Спор о Белинском. Ответ критикам - страница 8

стр.

Белинский в предисловии к своей пьесе ни одним словом не намекает на ее общественный характер, и не слышится там даже более общий протест – против мировой несправедливости, против неба и религии. Нет, он написал своё произведение из чистого, бескорыстного побуждения выразить этот внутренний мир самого себя, этот мир собственных мыслей и чувствований, возбуждаемых в нем созерцанием этой чудесной, гармонической, беспредельной вселенной, в которой он обитает, назначением, судьбе, человека, сознанием его нравственного величия Эпиграфом к пьесе автор выбирает стих. Пушкина: «и всюду страсти роковые, и от судей защиты нет», – и этим тоже ответственность за несчастья героя определенно перелагает с России на судьбу и роковые страсти.

Когда Дмитрий, исповедуясь своему другу Сурскому, рассказывает, что он овладел Софьей без венчания, так как не «согласие родителей и „пустые обряды“, а „одна только природа соединяет людей узами любви“, то Сурский этим глубоко возмущается, признает его поступок „гнусным“, называет Калинина „обольстителем, нарушителем чести“, считает его „злодеем, подлецом“ (хотя и неумышленным), убеждает его, что он должен был побороть свою страсть, отказаться от Софьи, идти в военную службу, „в коей или пал бы на поле брани, как следует истинному сыну отечества, и вместе с горестною жизнью окончил бы и мучения свои, или бы отличился храбростью, покрыл себя славою, приобрел чины, достоинства и титла, которые столько уважаются всеми“. „Кто тебе дал право, – вопрошает Сурский, – назвать Софью своею женою без приличных и необходимых для сего обрядов?“ И что же? Все эти благонамеренные речи очень скоро, в продолжение того же диалога, вполне убеждают Дмитрия; он отказывается от своего пренебрежения к обрядам, от владевшего им только что сознания своей правоты (как это характерно для будущего Белинского!). „Торжествуй: ты прав! ты прав! Но для чего ты открываешь мне глаза!“ – восклицает наш герой с открытыми глазами. Точно так же если в пьесе прозвучит иногда как бы кощунственная нота („А Ты, Существо Всевышнее, скажи мне: насытилось ли моими страданиями, натешилось ли моими муками?..“), то и герой в испуге и ужасе перебивает самого себя, свою дерзкую речь и тут же кается, и сам автор немедленно принимает свои меры и к словам, похожим на хулу, делает примечание, искренне защищающее „чистые струи религии и нравственности“».

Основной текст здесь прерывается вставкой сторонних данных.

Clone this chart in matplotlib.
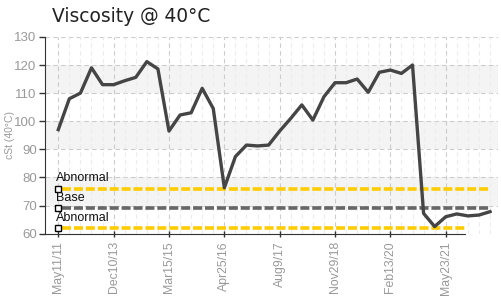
import matplotlib
matplotlib.use("Agg")
import matplotlib.pyplot as plt
import numpy as np

values = [97, 108, 110, 119, 113, 113, 114.4, 115.6, 121.2, 118.6,
          96.5, 102.2, 103, 111.7, 104.5, 76.3, 87.4, 91.5, 91.2, 91.5,
          96.5, 101, 105.8, 100.4, 108.7, 113.7, 113.7, 115, 110.3, 117.4,
          118.2, 117, 120, 67.2, 62.5, 66, 67, 66.3, 66.6, 67.8]
tick_labels = ["May11/11", "Dec10/13", "Mar15/15", "Apr25/16",
               "Aug9/17", "Nov29/18", "Feb13/20", "May23/21"]
tick_step = 5
ref_names = ["Abnormal", "Base", "Abnormal"]
ref_values = [76, 69, 62]
ref_colors = ["#FFCC00", "#666666", "#FFCC00"]

narrow = ["Liberation Sans", "DejaVu Sans"]

fig = plt.figure(figsize=(5.01, 3.02), dpi=100)
ax = fig.add_axes([45/501, 1-233.6/302, 453/501, (233.6-36.9)/302])

n = len(values)
x = np.arange(n)
xmin, xmax = -1.2, (n - 1) + 8/11.07
ax.set_xlim(xmin, xmax)
ax.set_ylim(60, 130)

# background bands
for lo in (70, 90, 110):
    ax.axhspan(lo, lo + 10, color="#f4f4f4", zorder=0, lw=0)

# grid
for yv in range(70, 131, 10):
    ax.axhline(yv, color="#cccccc", lw=0.8, ls=(0, (4, 3)), zorder=1)
for i in range(n):
    if i % tick_step == 0:
        ax.axvline(i, color="#cccccc", lw=0.8, ls=(0, (4, 3)), zorder=1)
    else:
        ax.axvline(i, color="#ececec", lw=0.8, ls=(0, (4, 3)), zorder=1)

# reference lines
right_ends = [n - 1, n - 1, 36.74]
for name, val, col, xe in zip(ref_names, ref_values, ref_colors, right_ends):
    ax.plot([0.3, xe], [val, val], color=col, lw=2.6, ls=(0, (2.5, 0.8)),
            zorder=3, solid_capstyle="butt")
    ax.plot([0], [val], marker="s", ms=4.5, mfc="white", mec="black",
            mew=1.0, zorder=5, clip_on=False)
    ax.annotate(name, (0, val), xytext=(-1.5, 3), textcoords="offset points",
                fontsize=9, family=narrow, color="#111111", ha="left",
                va="bottom", zorder=6)

# main series
ax.plot(x, values, color="#454545", lw=2.4, zorder=4)

# axes styling
for s in ("top", "right"):
    ax.spines[s].set_visible(False)
ax.spines["left"].set_color("#333333")
ax.spines["bottom"].set_color("#333333")
ax.spines["bottom"].set_bounds(xmin, 36.74)

ax.set_yticks(range(60, 131, 10))
ax.set_xticks(np.arange(0, n, tick_step)[:len(tick_labels)])
ax.set_xticklabels(tick_labels, rotation=90, fontsize=8.8, family=narrow,
                   color="#999999")
for lab in ax.get_yticklabels():
    lab.set_fontsize(9.5)
    lab.set_family(narrow)
    lab.set_color("#999999")
ax.tick_params(axis="y", direction="out", length=4, width=1, color="#333333", pad=2)
ax.tick_params(axis="x", direction="inout", length=5, width=1, color="#333333", pad=3)

ax.set_ylabel("cSt (40°C)", fontsize=7.5, family=narrow, color="#999999")
ax.yaxis.set_label_coords(-0.066, 0.5)

fig.text(52/501, 1-16/302, "Viscosity @ 40°C", fontsize=13.4, color="#222222",
         ha="left", va="center", family="DejaVu Sans")

fig.savefig("out.png", dpi=100)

Вообще, Белинский в своей трагедии, как и во всей своей дальнейшей литературной деятельности, каждому яду готовит противоядие, каждой речи – противоречие, нейтрализует самого себя и вырывает жало у своих отрицаний. Это с его стороны совсем не умысел – это его мышление.

Таким образом, невинное негодование Дмитрия против рабства и тирании, его горячность, его последний клик: «Свободным жил я, свободным и умру» – все это ни в каком случае не может быть понято в смысле определенного протеста, и если, например, г. Бродский (на 29-й стр. своей статьи-брошюры) находит несовместимым исповедание формулы: «православие, самодержавие и народность» с содержанием «Дмитрия Калинина», то это – простое недоразумение, которое сейчас же рассеется, если «Дмитрия Калинина» прочесть. Скорее триединый символ этой веры берется там под защиту. Как произведение гражданственного характера, пьеса Белинского, по меньшей мере, бесцветна и безразлична: и показательны в этом отношении слова Дмитрия, что Софья «в одно и то же время трепетала при имени Брута, как великого мученика свободы, как добродетельного самоубийцы, и при имени Сусанина, запечатлевшего своею кровью верность царю»; а Софья в свою очередь говорит, что лицо Дмитрия пылало и глаза его сверкали, когда он читал о защитниках свободы и о Сусанине, который «жертвовал за царя своею жизнью». Того, кто писал такие строки, профессорская цензура обвинить в политической неблагонадежности не могла, и я повторяю, что в пьесе юноши должны были цензоров смутить и возмутить совсем другие мотивы, именно – те, которые были признаны безнравственными; и поскольку тему о нечаянном, правда, кровосмешении брата и сестры можно считать безнравственной, постольку цензоры были правы.